_Description of the task_: Your copy should hold exactly the lines from the one containing "Write a web" to the one containing "7.5, bottom: 608", inclusive, with no pictures.

_Records supplied_:
____
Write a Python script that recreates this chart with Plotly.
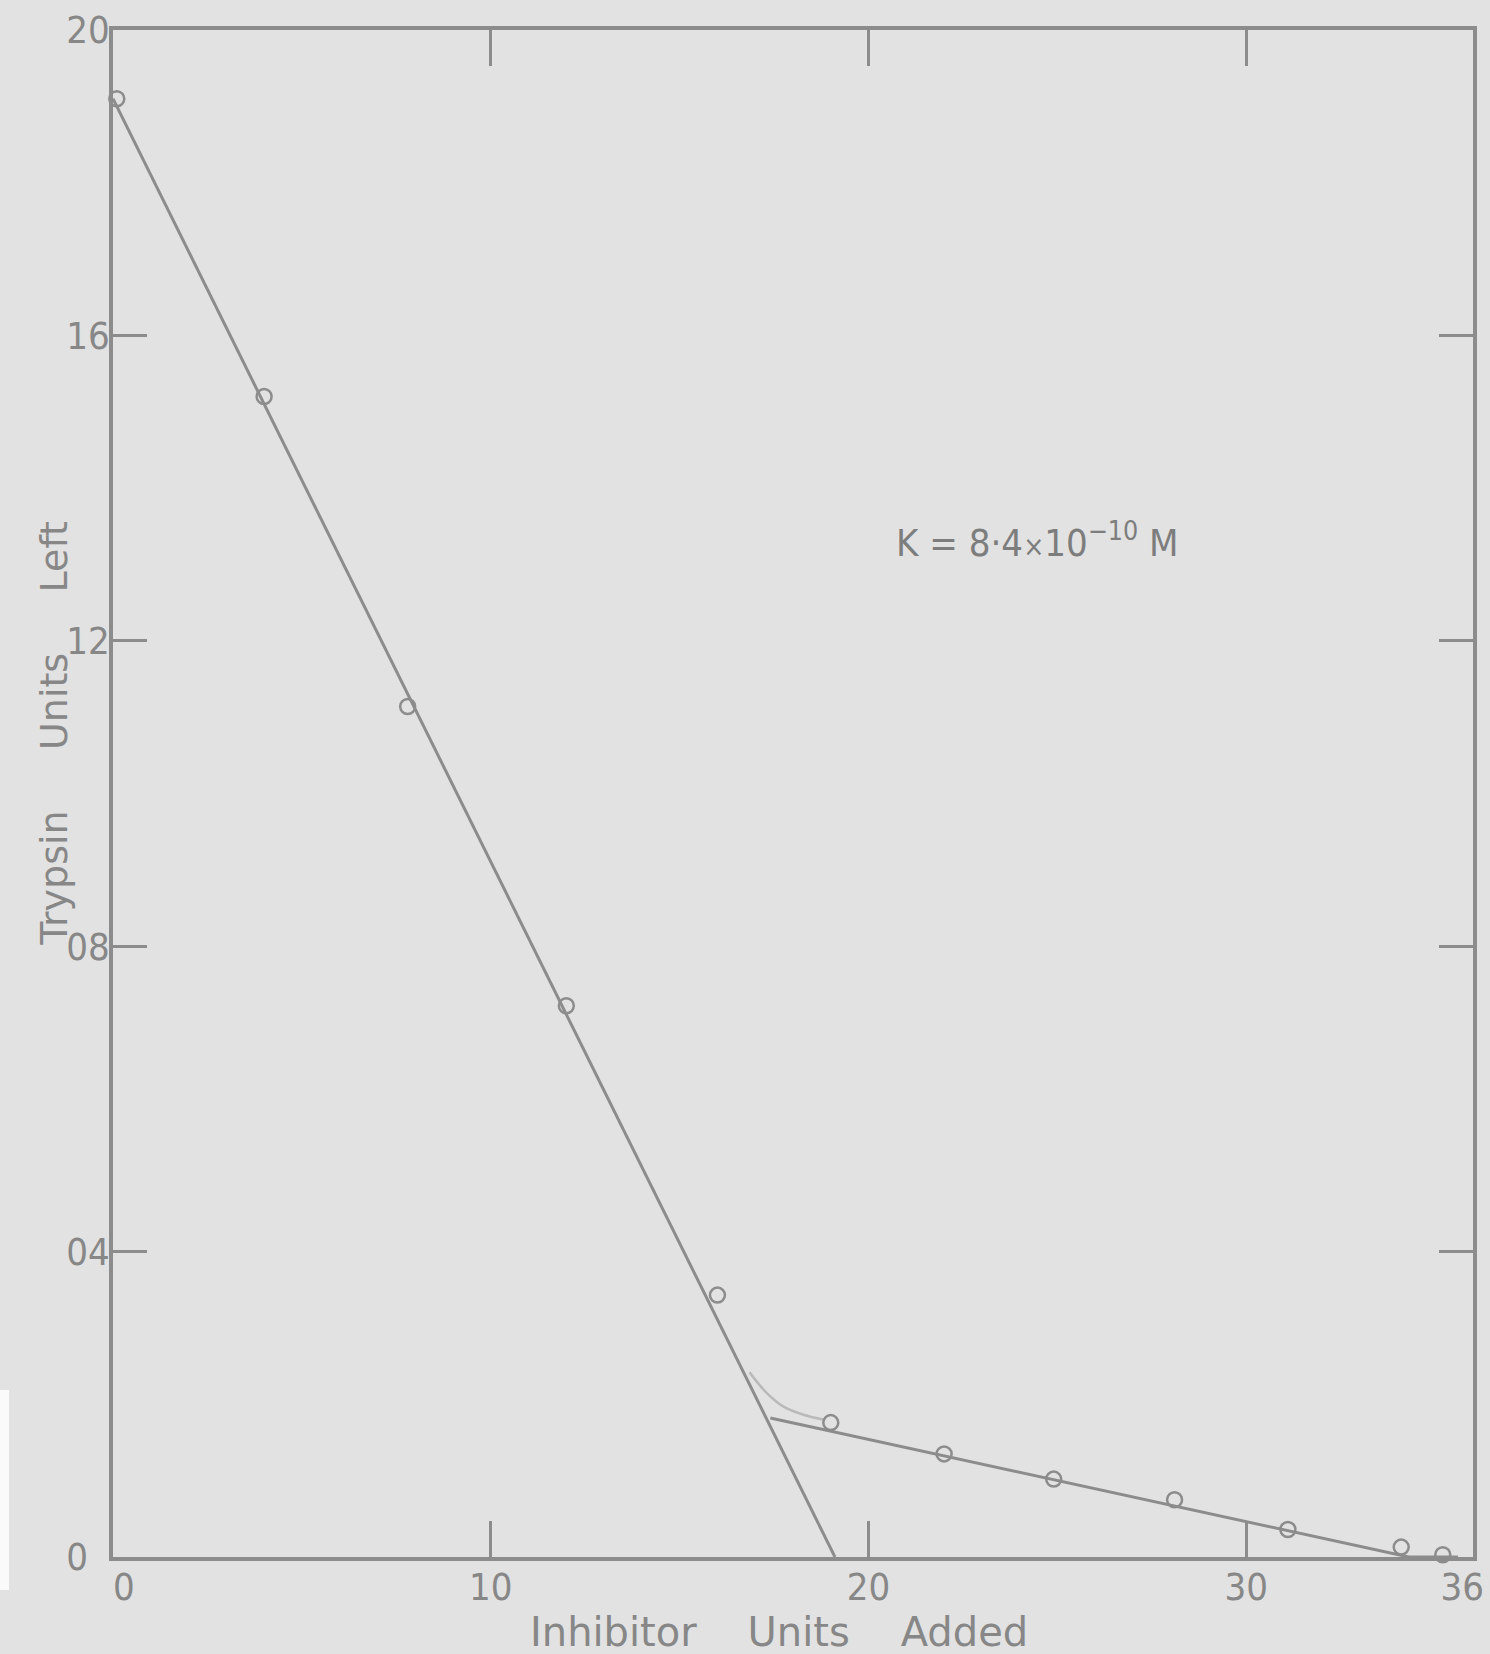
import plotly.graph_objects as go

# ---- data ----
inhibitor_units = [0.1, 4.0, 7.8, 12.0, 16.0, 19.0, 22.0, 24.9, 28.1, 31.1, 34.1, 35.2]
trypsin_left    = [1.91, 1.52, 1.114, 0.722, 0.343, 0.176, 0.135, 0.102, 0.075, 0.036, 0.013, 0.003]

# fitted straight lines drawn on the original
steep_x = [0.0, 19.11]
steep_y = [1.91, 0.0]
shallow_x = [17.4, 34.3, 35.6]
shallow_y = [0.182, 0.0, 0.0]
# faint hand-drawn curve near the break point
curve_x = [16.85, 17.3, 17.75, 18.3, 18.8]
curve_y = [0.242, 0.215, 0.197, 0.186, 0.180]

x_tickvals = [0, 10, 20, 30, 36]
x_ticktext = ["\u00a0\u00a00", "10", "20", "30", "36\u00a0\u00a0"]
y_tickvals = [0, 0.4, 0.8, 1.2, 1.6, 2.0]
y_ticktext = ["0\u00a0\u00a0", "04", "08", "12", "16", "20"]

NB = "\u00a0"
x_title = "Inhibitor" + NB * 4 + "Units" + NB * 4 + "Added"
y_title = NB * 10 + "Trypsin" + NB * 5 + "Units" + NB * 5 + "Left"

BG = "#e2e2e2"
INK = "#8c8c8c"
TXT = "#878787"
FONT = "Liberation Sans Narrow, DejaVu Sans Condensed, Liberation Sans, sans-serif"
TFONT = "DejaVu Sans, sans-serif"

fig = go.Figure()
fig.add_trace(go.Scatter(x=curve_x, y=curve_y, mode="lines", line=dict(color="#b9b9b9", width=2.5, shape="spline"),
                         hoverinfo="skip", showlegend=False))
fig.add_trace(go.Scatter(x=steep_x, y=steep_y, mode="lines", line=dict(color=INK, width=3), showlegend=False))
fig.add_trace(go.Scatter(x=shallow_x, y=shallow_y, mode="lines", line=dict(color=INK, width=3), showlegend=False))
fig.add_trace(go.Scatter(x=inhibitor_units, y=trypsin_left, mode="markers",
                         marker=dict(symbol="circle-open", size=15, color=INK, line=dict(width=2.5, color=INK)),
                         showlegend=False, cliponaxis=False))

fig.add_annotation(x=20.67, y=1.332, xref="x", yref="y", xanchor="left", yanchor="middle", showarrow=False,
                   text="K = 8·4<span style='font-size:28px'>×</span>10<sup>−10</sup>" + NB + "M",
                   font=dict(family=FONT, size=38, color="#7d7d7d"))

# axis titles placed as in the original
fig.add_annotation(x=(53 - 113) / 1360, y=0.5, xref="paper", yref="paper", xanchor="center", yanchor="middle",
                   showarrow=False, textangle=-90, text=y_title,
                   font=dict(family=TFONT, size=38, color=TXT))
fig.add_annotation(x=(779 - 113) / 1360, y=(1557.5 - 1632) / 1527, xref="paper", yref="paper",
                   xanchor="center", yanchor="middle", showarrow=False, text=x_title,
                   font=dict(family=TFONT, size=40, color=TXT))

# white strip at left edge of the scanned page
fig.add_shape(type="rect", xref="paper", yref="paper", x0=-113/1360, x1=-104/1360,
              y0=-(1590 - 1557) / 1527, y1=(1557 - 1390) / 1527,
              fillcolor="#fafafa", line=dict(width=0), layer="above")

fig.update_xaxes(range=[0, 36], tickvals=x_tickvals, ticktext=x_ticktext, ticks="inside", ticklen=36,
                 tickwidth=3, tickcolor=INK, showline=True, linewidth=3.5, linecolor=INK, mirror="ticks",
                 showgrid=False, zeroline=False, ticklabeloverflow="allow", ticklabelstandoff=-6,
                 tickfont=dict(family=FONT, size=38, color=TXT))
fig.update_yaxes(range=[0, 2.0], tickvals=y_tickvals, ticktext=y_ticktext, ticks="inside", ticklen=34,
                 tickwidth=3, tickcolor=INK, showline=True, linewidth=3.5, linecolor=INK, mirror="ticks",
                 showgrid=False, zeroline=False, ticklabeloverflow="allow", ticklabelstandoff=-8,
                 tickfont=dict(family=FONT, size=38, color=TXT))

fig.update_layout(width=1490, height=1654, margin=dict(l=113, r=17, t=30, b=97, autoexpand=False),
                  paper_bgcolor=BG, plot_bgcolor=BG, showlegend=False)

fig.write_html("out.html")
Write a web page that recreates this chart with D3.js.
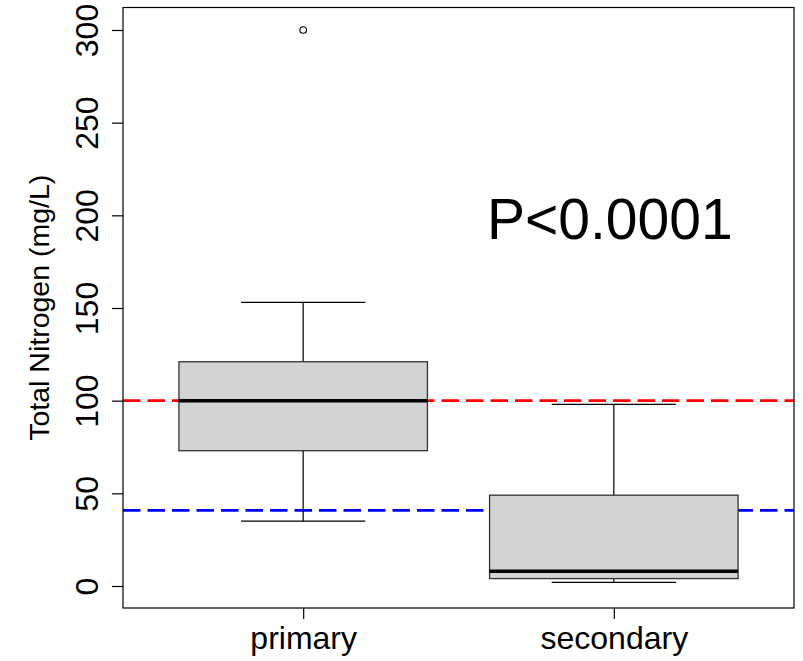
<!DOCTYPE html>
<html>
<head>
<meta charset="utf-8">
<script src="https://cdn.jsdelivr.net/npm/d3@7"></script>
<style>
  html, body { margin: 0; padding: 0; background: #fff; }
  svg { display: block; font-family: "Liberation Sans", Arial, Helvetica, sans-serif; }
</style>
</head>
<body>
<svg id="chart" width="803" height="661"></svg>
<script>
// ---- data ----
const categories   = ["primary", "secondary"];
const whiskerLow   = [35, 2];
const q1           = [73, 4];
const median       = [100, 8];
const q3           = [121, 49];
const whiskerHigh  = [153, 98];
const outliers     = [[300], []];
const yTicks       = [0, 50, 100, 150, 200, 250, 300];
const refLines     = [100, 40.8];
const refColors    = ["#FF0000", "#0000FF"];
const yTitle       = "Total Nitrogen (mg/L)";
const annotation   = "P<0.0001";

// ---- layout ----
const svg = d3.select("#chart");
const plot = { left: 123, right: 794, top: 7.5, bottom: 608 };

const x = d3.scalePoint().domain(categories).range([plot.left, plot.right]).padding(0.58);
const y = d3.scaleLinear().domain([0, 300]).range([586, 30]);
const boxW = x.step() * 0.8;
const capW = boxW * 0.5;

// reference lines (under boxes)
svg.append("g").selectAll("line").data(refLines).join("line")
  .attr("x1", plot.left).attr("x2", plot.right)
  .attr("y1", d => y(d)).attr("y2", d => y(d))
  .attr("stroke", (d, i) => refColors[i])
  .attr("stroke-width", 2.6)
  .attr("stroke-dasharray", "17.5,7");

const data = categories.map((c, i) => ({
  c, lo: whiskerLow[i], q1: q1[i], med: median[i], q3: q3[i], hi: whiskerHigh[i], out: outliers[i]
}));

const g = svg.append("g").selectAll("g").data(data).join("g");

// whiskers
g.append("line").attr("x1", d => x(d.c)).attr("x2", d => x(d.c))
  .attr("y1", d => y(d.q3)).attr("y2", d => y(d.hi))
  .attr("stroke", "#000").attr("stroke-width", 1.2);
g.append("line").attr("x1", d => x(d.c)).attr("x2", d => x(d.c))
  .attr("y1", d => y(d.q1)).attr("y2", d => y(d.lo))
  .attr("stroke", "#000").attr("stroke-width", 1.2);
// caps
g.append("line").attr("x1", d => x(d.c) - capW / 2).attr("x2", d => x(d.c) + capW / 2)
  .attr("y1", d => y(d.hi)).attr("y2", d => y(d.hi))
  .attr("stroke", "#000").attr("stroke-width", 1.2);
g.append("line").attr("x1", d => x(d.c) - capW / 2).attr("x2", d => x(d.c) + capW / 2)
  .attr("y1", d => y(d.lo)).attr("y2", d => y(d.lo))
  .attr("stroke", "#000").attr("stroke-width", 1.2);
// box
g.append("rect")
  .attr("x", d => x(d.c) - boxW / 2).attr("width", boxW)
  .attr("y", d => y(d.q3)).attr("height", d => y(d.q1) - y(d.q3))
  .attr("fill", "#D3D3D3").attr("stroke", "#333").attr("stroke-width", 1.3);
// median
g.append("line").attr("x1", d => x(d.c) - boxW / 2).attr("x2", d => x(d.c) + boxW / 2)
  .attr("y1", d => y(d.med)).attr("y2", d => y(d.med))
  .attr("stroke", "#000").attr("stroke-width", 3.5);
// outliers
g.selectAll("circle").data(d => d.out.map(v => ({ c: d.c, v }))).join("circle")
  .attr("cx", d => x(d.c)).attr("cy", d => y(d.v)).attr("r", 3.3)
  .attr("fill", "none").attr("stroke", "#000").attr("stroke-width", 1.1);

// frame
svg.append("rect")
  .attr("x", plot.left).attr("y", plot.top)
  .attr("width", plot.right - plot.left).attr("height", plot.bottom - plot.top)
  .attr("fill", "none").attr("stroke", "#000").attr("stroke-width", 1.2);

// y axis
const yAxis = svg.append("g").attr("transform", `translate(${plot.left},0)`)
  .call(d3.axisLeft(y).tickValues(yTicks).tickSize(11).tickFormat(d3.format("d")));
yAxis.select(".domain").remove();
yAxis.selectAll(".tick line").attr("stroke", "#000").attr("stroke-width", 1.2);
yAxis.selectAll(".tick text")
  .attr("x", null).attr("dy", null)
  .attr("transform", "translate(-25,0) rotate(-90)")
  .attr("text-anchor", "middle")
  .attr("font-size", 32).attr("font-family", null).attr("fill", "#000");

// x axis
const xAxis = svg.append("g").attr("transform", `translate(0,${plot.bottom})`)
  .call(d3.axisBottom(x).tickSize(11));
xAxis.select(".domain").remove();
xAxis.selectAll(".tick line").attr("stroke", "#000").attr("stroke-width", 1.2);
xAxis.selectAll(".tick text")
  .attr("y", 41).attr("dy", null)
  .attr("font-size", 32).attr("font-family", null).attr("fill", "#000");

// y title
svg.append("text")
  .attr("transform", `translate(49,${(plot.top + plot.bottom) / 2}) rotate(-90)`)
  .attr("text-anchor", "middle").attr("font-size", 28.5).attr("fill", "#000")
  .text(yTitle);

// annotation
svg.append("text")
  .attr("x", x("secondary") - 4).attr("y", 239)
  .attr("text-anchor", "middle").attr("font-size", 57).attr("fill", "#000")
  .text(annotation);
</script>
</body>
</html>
____
_Output_:
Write a web page that recreates this chart with D3.js.
<!DOCTYPE html>
<html>
<head>
<meta charset="utf-8">
<script src="https://cdn.jsdelivr.net/npm/d3@7"></script>
<style>
  html, body { margin: 0; padding: 0; background: #fff; }
  svg { display: block; font-family: "Liberation Sans", Arial, Helvetica, sans-serif; }
</style>
</head>
<body>
<svg id="chart" width="803" height="661"></svg>
<script>
// ---- data ----
const categories   = ["primary", "secondary"];
const whiskerLow   = [35, 2];
const q1           = [73, 4];
const median       = [100, 8];
const q3           = [121, 49];
const whiskerHigh  = [153, 98];
const outliers     = [[300], []];
const yTicks       = [0, 50, 100, 150, 200, 250, 300];
const refLines     = [100, 40.8];
const refColors    = ["#FF0000", "#0000FF"];
const yTitle       = "Total Nitrogen (mg/L)";
const annotation   = "P<0.0001";

// ---- layout ----
const svg = d3.select("#chart");
const plot = { left: 123, right: 794, top: 7.5, bottom: 608 };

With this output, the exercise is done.